> PROBLEM:
Starting with the first line of the listing, quote each line exactly until and including the one with "type Pt = [number, number];", leaving pictures out.

> INFORMATION PROVIDED:
^^^^^^^^^^^^^^^^

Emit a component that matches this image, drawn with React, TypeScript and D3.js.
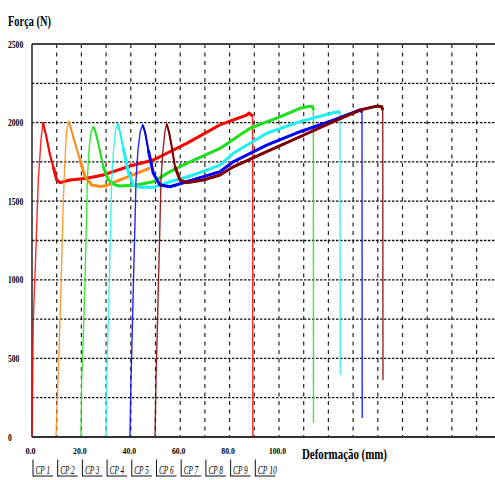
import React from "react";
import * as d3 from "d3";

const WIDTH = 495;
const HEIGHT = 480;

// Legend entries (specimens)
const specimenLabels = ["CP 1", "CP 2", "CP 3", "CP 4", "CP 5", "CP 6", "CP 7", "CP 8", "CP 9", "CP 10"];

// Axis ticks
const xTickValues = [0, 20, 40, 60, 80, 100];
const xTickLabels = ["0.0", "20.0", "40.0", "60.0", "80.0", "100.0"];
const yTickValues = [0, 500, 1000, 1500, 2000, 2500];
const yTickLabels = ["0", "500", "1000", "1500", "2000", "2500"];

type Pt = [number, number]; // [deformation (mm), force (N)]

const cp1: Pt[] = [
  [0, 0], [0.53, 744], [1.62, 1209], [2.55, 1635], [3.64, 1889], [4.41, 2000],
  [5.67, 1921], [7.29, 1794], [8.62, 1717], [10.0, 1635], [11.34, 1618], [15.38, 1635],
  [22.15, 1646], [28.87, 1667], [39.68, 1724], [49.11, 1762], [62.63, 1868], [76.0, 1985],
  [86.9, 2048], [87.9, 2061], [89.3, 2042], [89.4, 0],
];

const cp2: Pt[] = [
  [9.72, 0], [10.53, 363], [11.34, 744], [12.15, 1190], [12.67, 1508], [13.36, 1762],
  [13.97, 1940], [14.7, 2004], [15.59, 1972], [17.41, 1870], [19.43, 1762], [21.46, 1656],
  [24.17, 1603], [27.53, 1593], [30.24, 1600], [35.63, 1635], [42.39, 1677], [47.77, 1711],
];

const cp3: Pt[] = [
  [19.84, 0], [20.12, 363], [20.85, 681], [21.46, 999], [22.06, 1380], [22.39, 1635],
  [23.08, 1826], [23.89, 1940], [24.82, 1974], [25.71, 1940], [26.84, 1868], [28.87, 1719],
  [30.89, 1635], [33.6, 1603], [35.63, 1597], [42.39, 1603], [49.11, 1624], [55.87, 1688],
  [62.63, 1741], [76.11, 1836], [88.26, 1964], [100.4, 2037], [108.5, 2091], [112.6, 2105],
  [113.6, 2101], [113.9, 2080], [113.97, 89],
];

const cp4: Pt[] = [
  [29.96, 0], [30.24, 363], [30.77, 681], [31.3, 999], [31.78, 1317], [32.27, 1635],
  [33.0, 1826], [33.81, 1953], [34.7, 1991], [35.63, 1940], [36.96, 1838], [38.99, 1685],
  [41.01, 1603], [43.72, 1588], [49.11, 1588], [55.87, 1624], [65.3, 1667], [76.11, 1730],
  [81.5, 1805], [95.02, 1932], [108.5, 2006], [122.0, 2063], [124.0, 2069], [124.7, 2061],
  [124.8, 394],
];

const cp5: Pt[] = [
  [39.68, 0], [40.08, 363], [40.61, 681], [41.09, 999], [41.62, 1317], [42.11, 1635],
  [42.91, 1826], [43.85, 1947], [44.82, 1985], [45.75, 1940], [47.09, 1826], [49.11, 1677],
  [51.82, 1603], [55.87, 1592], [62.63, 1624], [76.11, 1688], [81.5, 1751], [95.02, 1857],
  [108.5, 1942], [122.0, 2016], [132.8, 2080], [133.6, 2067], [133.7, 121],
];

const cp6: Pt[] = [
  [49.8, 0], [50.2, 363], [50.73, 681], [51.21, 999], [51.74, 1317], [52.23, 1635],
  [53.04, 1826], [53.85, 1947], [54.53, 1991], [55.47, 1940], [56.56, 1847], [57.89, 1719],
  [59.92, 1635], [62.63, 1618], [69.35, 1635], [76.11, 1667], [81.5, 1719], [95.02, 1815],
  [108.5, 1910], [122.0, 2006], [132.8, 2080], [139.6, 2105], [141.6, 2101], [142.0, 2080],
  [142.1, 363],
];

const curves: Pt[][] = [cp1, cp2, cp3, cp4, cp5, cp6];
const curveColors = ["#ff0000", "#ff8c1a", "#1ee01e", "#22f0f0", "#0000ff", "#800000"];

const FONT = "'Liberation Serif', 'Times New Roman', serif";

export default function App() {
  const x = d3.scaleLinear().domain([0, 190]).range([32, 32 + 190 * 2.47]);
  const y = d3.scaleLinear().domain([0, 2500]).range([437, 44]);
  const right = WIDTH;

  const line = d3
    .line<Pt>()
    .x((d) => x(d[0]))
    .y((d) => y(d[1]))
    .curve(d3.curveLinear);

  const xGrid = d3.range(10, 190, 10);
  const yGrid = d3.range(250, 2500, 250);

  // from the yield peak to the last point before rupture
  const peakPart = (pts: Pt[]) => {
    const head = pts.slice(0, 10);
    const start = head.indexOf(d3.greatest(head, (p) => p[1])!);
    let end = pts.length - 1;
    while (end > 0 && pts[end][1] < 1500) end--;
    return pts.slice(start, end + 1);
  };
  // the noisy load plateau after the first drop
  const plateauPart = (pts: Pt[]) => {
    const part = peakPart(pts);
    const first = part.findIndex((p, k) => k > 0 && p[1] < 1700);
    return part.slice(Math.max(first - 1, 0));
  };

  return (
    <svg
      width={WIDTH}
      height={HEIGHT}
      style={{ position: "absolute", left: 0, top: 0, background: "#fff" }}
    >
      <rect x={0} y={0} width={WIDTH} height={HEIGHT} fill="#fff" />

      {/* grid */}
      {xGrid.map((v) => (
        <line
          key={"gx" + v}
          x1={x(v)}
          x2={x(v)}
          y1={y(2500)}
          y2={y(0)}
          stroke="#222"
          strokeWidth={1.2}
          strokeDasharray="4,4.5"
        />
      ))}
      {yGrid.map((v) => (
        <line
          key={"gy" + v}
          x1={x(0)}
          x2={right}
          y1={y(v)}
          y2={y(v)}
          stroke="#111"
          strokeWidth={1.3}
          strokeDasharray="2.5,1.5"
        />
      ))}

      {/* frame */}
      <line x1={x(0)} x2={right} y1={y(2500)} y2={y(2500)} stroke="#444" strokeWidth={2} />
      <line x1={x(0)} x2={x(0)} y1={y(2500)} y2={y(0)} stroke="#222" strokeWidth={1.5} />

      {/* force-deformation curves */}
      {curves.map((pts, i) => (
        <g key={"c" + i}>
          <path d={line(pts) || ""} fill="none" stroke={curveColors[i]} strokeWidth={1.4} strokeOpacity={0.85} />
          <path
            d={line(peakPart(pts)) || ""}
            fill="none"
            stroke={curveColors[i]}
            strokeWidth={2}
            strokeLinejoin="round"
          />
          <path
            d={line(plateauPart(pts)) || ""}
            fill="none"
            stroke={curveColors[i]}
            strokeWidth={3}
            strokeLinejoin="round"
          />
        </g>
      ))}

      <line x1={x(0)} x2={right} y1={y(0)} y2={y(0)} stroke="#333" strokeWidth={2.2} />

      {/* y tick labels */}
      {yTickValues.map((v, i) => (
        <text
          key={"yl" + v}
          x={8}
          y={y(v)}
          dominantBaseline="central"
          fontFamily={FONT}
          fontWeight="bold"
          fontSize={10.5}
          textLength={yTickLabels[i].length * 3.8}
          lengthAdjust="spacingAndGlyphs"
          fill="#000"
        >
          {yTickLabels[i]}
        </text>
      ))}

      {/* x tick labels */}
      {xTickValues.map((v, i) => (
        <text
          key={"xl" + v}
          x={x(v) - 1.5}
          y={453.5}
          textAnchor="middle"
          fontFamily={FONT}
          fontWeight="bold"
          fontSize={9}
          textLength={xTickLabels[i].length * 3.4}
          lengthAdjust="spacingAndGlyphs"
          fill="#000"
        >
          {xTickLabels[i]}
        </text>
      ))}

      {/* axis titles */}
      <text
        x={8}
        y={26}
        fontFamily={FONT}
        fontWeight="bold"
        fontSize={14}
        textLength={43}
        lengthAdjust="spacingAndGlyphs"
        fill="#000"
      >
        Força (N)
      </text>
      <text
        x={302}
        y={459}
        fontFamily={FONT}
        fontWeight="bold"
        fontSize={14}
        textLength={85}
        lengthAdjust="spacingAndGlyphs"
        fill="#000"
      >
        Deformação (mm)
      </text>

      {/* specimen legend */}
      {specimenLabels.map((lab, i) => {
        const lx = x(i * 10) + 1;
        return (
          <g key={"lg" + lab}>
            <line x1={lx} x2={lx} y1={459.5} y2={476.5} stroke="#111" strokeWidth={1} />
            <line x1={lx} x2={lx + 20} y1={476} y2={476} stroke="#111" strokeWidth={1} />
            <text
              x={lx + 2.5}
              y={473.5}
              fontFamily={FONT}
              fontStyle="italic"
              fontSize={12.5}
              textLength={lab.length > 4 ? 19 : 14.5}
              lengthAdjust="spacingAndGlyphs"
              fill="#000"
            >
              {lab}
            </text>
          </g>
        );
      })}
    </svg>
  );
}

^^^^^^^^^^^^^^^^

> COMPLETED EXERCISE:
Emit a component that matches this image, drawn with React, TypeScript and D3.js.
import React from "react";
import * as d3 from "d3";

const WIDTH = 495;
const HEIGHT = 480;

// Legend entries (specimens)
const specimenLabels = ["CP 1", "CP 2", "CP 3", "CP 4", "CP 5", "CP 6", "CP 7", "CP 8", "CP 9", "CP 10"];

// Axis ticks
const xTickValues = [0, 20, 40, 60, 80, 100];
const xTickLabels = ["0.0", "20.0", "40.0", "60.0", "80.0", "100.0"];
const yTickValues = [0, 500, 1000, 1500, 2000, 2500];
const yTickLabels = ["0", "500", "1000", "1500", "2000", "2500"];

type Pt = [number, number]; // [deformation (mm), force (N)]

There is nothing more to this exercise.